Failed to meet expectations
(6,648 yards of offense, 470.9 expected points, 396 actual points, -74.9 below expectation)
That Week 10 game was the highlight, but the Buccaneers were frustratingly inefficient all year long, Over the last five years, only the 2018 Chiefs and Rams and the 2016 Saints and Falcons have put up more yards than last year’s Bucs, but they were only 49th in total points scored. And there was no clear difference in efficiency based on who was quarterbacking the team; the Buccaneers averaged 434.7 yards and 25.4 points in games Ryan Fitzpatrick started, and 400.6 and 24.2 with Jameis Winston as the starter. For 2019? The team has Winston with no real competition, a winnowed-down crop of receivers, and a head coach in Bruce Arians who has led some very powerful offenses. I’m betting on a surge from the Tampa Bay offense.
(5,379 yards of offense, 344.4 expected points, 290 actual points, -54.4 below expectation)
By yardage, the Raiders were actually only slightly below-average last year. By points, only four teams (Washington, Buffalo, Jacksonville, Arizona) were worse. The Raiders big problem was their performance on the road; in the red zone, the team averaged 2.1 touchdowns per game at home (a borderline top-10 number) but only 0.9 on the road (second-worse in the league, only better than Miami).

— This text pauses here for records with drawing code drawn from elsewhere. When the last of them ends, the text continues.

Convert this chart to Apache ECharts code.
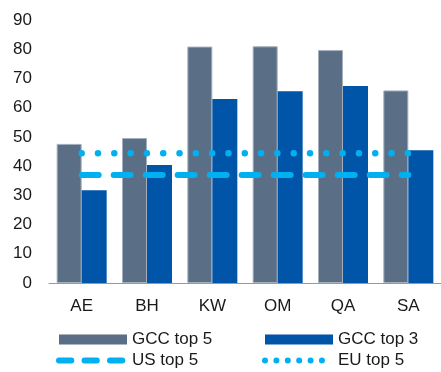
<!DOCTYPE html>
<html>
<head>
<meta charset="utf-8">
<script src="https://cdn.jsdelivr.net/npm/echarts@6/dist/echarts.min.js"></script>
<style>
  html, body { margin: 0; padding: 0; background: #fff; }
  #chart { width: 441px; height: 372px; }
</style>
</head>
<body>
<div id="chart"></div>
<script>
// Country codes on the category axis
const categories = ['AE', 'BH', 'KW', 'OM', 'QA', 'SA'];
// Bar series
const gccTop5 = [47.6, 49.6, 80.9, 81.0, 79.7, 65.9];
const gccTop3 = [31.7, 40.4, 63.0, 65.6, 67.4, 45.4];
// Reference levels drawn as flat lines across all countries
const usTop5 = [37.0, 37.0, 37.0, 37.0, 37.0, 37.0];
const euTop5 = [44.4, 44.4, 44.4, 44.4, 44.4, 44.4];
// Value axis ticks
const yTicks = [0, 10, 20, 30, 40, 50, 60, 70, 80, 90];

const FONT = 'Liberation Sans, Arial, sans-serif';
const TEXT = '#1a1a1a';
const LIGHT_BLUE = '#00b0f0';

const chart = echarts.init(document.getElementById('chart'), null, { renderer: 'canvas' });

const legendText = { fontFamily: FONT, fontSize: 17, color: TEXT, lineHeight: 17 };
// Line legend entries show only the stroke pattern, no centre marker
const hiddenMarker = { opacity: 0, borderWidth: 0 };

chart.setOption({
  animation: false,
  grid: { left: 49, top: 20, width: 398, bottom: 89, containLabel: false },
  xAxis: {
    type: 'category',
    data: categories,
    axisTick: { show: false },
    axisLine: { lineStyle: { color: '#999', width: 1 } },
    axisLabel: { fontFamily: FONT, fontSize: 17, color: TEXT, margin: 15 }
  },
  yAxis: {
    type: 'value',
    min: yTicks[0],
    max: yTicks[yTicks.length - 1],
    interval: yTicks[1] - yTicks[0],
    splitLine: { show: false },
    axisLine: { show: false },
    axisTick: { show: false },
    axisLabel: { fontFamily: FONT, fontSize: 17, color: TEXT, margin: 17 }
  },
  legend: [
    {
      orient: 'vertical',
      left: 56,
      top: 331,
      height: 60,
      padding: 0,
      itemWidth: 68,
      itemHeight: 10,
      itemGap: 4,
      textStyle: legendText,
      data: [
        { name: 'GCC top 5', icon: 'rect', itemStyle: { borderWidth: 0 } },
        { name: 'US top 5', itemStyle: hiddenMarker, lineStyle: { width: 6, type: [12.3, 13.2], cap: 'round', color: LIGHT_BLUE } }
      ]
    },
    {
      orient: 'vertical',
      left: 262,
      top: 331,
      height: 60,
      padding: 0,
      itemWidth: 68,
      itemHeight: 10,
      itemGap: 4,
      textStyle: legendText,
      data: [
        { name: 'GCC top 3', icon: 'rect', itemStyle: { borderWidth: 0 } },
        { name: 'EU top 5', itemStyle: hiddenMarker, lineStyle: { width: 6, type: [0.01, 11.38], cap: 'round', color: LIGHT_BLUE } }
      ]
    }
  ],
  series: [
    {
      name: 'GCC top 5',
      type: 'bar',
      data: gccTop5,
      barWidth: 25,
      barGap: '0%',
      itemStyle: { color: '#5a6f86', borderColor: '#a3afbc', borderWidth: 1 }
    },
    {
      name: 'GCC top 3',
      type: 'bar',
      data: gccTop3,
      barWidth: 25,
      barGap: '0%',
      itemStyle: { color: '#0055a9' }
    },
    {
      name: 'US top 5',
      type: 'line',
      data: usTop5,
      showSymbol: false,
      symbol: 'none',
      z: 5,
      itemStyle: { color: LIGHT_BLUE },
      lineStyle: { color: LIGHT_BLUE, width: 6, type: [17, 15], cap: 'round' }
    },
    {
      name: 'EU top 5',
      type: 'line',
      data: euTop5,
      showSymbol: false,
      symbol: 'none',
      z: 5,
      itemStyle: { color: LIGHT_BLUE },
      lineStyle: { color: LIGHT_BLUE, width: 6.5, type: [0.01, 16.3], cap: 'round' }
    }
  ]
});
</script>
</body>
</html>
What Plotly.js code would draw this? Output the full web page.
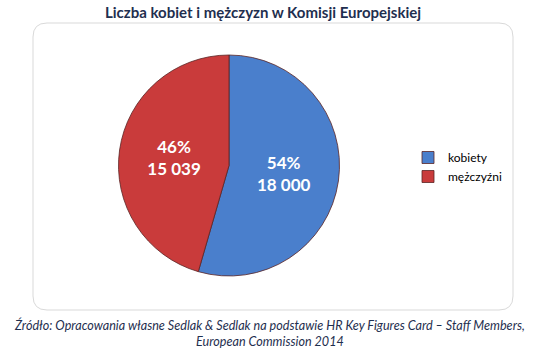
<!DOCTYPE html>
<html>
<head>
<meta charset="utf-8">
<script src="https://cdn.plot.ly/plotly-3.0.1.min.js"></script>
<style>
html,body{margin:0;padding:0;background:#fff;}
#chart{width:540px;height:353px;}
</style>
</head>
<body>
<div id="chart"></div>
<script>
const labels = ["kobiety", "mężczyźni"];
const values = [18000, 15039];
const colors = ["#4A7FCC", "#C93B3B"];
const titleText = "Liczba kobiet i mężczyzn w Komisji Europejskiej";
const sourceText = "Źródło: Opracowania własne Sedlak & Sedlak na podstawie HR Key Figures Card – Staff Members,<br>European Commission 2014";

const W = 540, H = 353;
const px = x => x / W;
const py = y => 1 - y / H;

function roundRect(x0, y0, x1, y1, r) {
  const rx = r / W, ry = r / H;
  const X0 = px(x0), X1 = px(x1), Y0 = py(y0), Y1 = py(y1);
  return `M ${X0 + rx},${Y0} L ${X1 - rx},${Y0} Q ${X1},${Y0} ${X1},${Y0 - ry} ` +
         `L ${X1},${Y1 + ry} Q ${X1},${Y1} ${X1 - rx},${Y1} ` +
         `L ${X0 + rx},${Y1} Q ${X0},${Y1} ${X0},${Y1 + ry} ` +
         `L ${X0},${Y0 - ry} Q ${X0},${Y0} ${X0 + rx},${Y0} Z`;
}

const trace = {
  type: "pie",
  labels: labels,
  values: values,
  sort: false,
  direction: "clockwise",
  rotation: 0,
  marker: { colors: colors, line: { color: "#5a2525", width: 0.8 } },
  textposition: "inside",
  insidetextorientation: "horizontal",
  texttemplate: "%{percent:.0%}<br>%{value:,}",
  textfont: { family: "Lato, 'Open Sans', sans-serif", size: 17, color: "#ffffff", weight: "bold" },
  hoverinfo: "none",
  domain: { x: [px(118), px(340)], y: [py(276), py(55)] }
};

const layout = {
  width: W, height: H,
  margin: { l: 0, r: 0, t: 0, b: 0 },
  paper_bgcolor: "#ffffff",
  separators: ", ",
  showlegend: true,
  legend: {
    x: px(408), y: py(143), xanchor: "left", yanchor: "top",
    font: { family: "Lato, 'Open Sans', sans-serif", size: 12, color: "#000000" },
    itemwidth: 30, tracegroupgap: 6, bgcolor: "rgba(0,0,0,0)"
  },
  shapes: [{
    type: "path", xref: "paper", yref: "paper",
    path: roundRect(33, 23, 513, 310, 14),
    line: { color: "#d9d9d9", width: 1 }, layer: "below"
  }],
  annotations: [
    {
      text: "<b>" + titleText + "</b>", xref: "paper", yref: "paper",
      x: px(263), y: py(12), xanchor: "center", yanchor: "middle", showarrow: false,
      font: { family: "Lato, 'Open Sans', sans-serif", size: 15, color: "#1F2F4F" }
    },
    {
      text: "<i>" + sourceText + "</i>", xref: "paper", yref: "paper",
      x: px(269), y: py(333), xanchor: "center", yanchor: "middle", showarrow: false,
      font: { family: "Lato, 'Open Sans', sans-serif", size: 12.6, color: "#1F2F4F" }
    }
  ]
};

Plotly.newPlot("chart", [trace], layout, { displayModeBar: false, staticPlot: true });
</script>
</body>
</html>
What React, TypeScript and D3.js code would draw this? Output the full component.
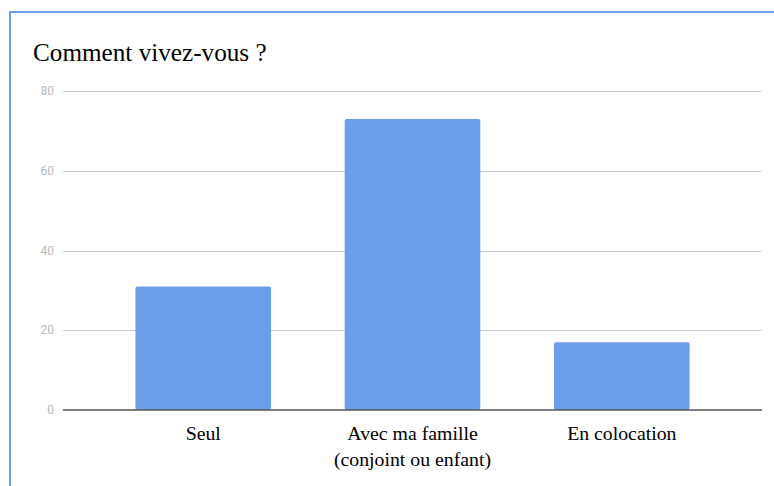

Tyrell Williams and J.J. Nelson should help that, even with the losses of Jordy Nelson, Jared Cook, and every running back anybody has ever heard of. Oh, and there’s that Antonio Brown guy.
(4,832 yards of offense, 289.9 expected points, 245 actual points, -44.9 below expectation)
The Jaguars didn’t have much of an offense, particularly in the red zone, and double-particularly at home — the team averaged a league-worst 0.9 red-zone scores per game, including only 0.7 per game at home. In both measures they were the league’s only team under 1.0. If in no other way, Nick Foles should be able to help in that regard — in the red zone last year, his completion percentage was 64.% in the red zone,61.5% inside the 10. Blake Bortles? 43.6% in the red zone, a woeful 36.9% inside the 10. Even if the Jaguars overpaid to get Foles, the offense basically has no choice but to get better.